OK, przechodzę do tekstu, już konkretnie.
Tytuł kojarzy mi się z "indiańskim" wisiorkiem, który mi kiedyś przesłałaś, nie wiem, czy pamiętasz. Wygrany w jakimś krótkim konkursie, heh. Również kojarzy mi się jako naszyjnik, bo ten sam rekwizyt był w serialu "Once upon a time", który bardzo lubię, i też jak dobrze pamiętam był nazwany łapaczem snów albo jakoś podobnie. Dlatego tytuł mi się podoba, bo skojarzenia z nim są miłe.
Tekst czytałam dawno temu i muszę przyznać, że za pierwszym razem czytało mi się źle. Też się potykałam na imiesłowach, które już moi poprzednicy pozwolili sobie wytknąć. Później jakoś "przyzwyczajałam" się do tekstu, czytało mi się coraz lepiej, a dziś mi już nic nie zgrzyta (no prawie, ale o tym później). Dowód na to, że niektóre teksty zaczynają się nam podobać dopiero po którymś tam czytaniu.
Technicznie jest w porządku, rozumiem, że podwójny brak przecinka przed "a" jest zabiegiem specjalnym. Ale ogólnie jest ładnie i gładko, aż miło patrzeć, zresztą, myślę że w takich "poetyckich" tekstach literówki czy inne usterki wyglądają jeszcze brzydziej niż w tekstach "normalnych".
A teraz co mi się nie podoba:
Nie wiem, czy kolejność pierwszych dwóch słów jest dobra. Znaczy wydaje mi się, że nie. Rozumiem, że chodziło ci o dzień, który jest dobry, nie formę powitania. W języku polskim zwykle jest najpierw przymiotnik, potem rzeczownik, więc by było: dobry dzień. No, zgrzyta, bo jesteśmy przyzwyczajeni do odwrotnej kolejności, ale mnie ta odwrotna kolejność właśnie zgrzyta za każdym razem, gdy czytam to zdanie. Widzę też, że i eka się do tego zdania odniosła.iTuiTam pisze:Dzień dobry, taki, w który robi się łapacze snów.

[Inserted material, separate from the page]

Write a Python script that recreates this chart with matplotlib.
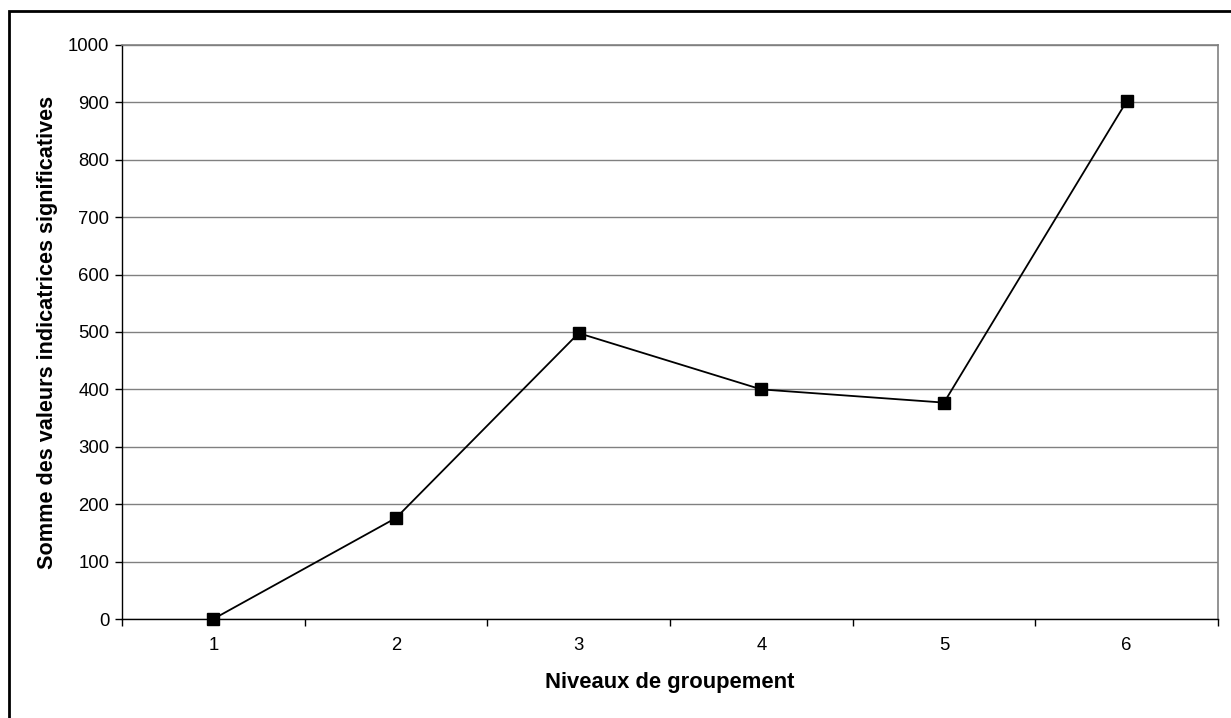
import matplotlib
matplotlib.use("Agg")
import matplotlib.pyplot as plt
from matplotlib.patches import Rectangle

plt.rcParams['font.family'] = ['Liberation Sans', 'DejaVu Sans']

categories = [1, 2, 3, 4, 5, 6]
values = [0, 176, 498, 400, 377, 902]
yticks = list(range(0, 1001, 100))

W, H = 1231, 718
fig = plt.figure(figsize=(W / 100, H / 100), dpi=100)
L, R, T, B = 122, 1218, 45, 619
ax = fig.add_axes([L / W, 1 - B / H, (R - L) / W, (B - T) / H])

# figure border (only top/left visible in reference)
fig.patches.append(Rectangle((9 / W, -0.1), 1.2, 1 - 11 / H + 0.1, transform=fig.transFigure,
                             fill=False, edgecolor='black', linewidth=2, zorder=0))

x = list(range(len(categories)))
ax.plot(x, values, color='black', linewidth=1.3, marker='s', markersize=8,
        markerfacecolor='black', markeredgecolor='black', zorder=3, clip_on=False)

ax.set_xlim(-0.5, len(categories) - 0.5)
ax.set_ylim(0, 1000)
ax.set_yticks(yticks)
ax.set_yticklabels([str(v) for v in yticks], fontsize=13.3)
ax.set_xticks(x)
ax.set_xticklabels([str(c) for c in categories], fontsize=13.3)
ax.tick_params(axis='x', which='major', length=0, pad=13)
ax.set_xticks([i - 0.5 for i in range(len(categories) + 1)], minor=True)
ax.tick_params(axis='x', which='minor', length=5, direction='out', width=1)
ax.tick_params(axis='y', length=5, direction='out', width=1, pad=4)

ax.grid(axis='y', color='#808080', linewidth=1)
ax.set_axisbelow(True)
for s in ['top', 'right']:
    ax.spines[s].set_color('#808080')
    ax.spines[s].set_linewidth(1.2)
for s in ['left', 'bottom']:
    ax.spines[s].set_color('black')
    ax.spines[s].set_linewidth(1)

ax.set_xlabel('Niveaux de groupement', fontsize=15.8, fontweight='bold', labelpad=13)
ax.set_ylabel('Somme des valeurs indicatrices significatives', fontsize=15.6,
              fontweight='bold', labelpad=7)

fig.savefig('out.png', dpi=100, facecolor='white')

Razi mnie też konstrukcja "w który robi się", na początku myślałam, że miało być "w którym" i że zgubiła się literka. Nawet nie wiem, jak to czytać.
Całość to nie moja poetyka, ale doceniam i mam świadomość, że tekst jest dobry, choć nie każdemu musi się podobać.
Pozdrawiam
Patka
Czytać te s-tworzenia można razem i osobno. Można je układać w jaki się chce sposób. Ciąg dalszy następuje bez względu na to, czy chcemy czy nie.
Łapacz snów jest indiański, więc nie jest tu potrzebny cudzysłów. To prawdziwa rzecz, potwierdzająca do czego służyć może wyobraźnia i jak legendy, czy baśnie, albo zwykłe opowieści przechodzą z pokolenia na pokolenie i materializują się.
Tak, pamiętam, że wysłałam Ci łapacza za odgadnięcie znaczenia pewnego snu. Miłe, że pamiętasz.
Zdanie, które cytujesz, ma formę taką, jaką chciałam. Gra słów i znaczeń. Szyk przestawny akcentuje znaczenie, wpływa na takie a nie inne skojarzenia.Dzień dobry, taki, w który robi się łapacze snów.
Pytanie: w który, czy w którym...
Oryginalna wersja zdania:
Dzień dobry, dobry do robienia łapaczy snów.
Nie podobała mi się melodia zdania ani powtórzenie 'dobry' i dlatego zmieniłam.
W który, czy w którym? Dokładam -m.

PS Twoje nie-emotikonki zamieniły się w kolorowe. Nie wiem czemu, ale tak się samo zrobiło.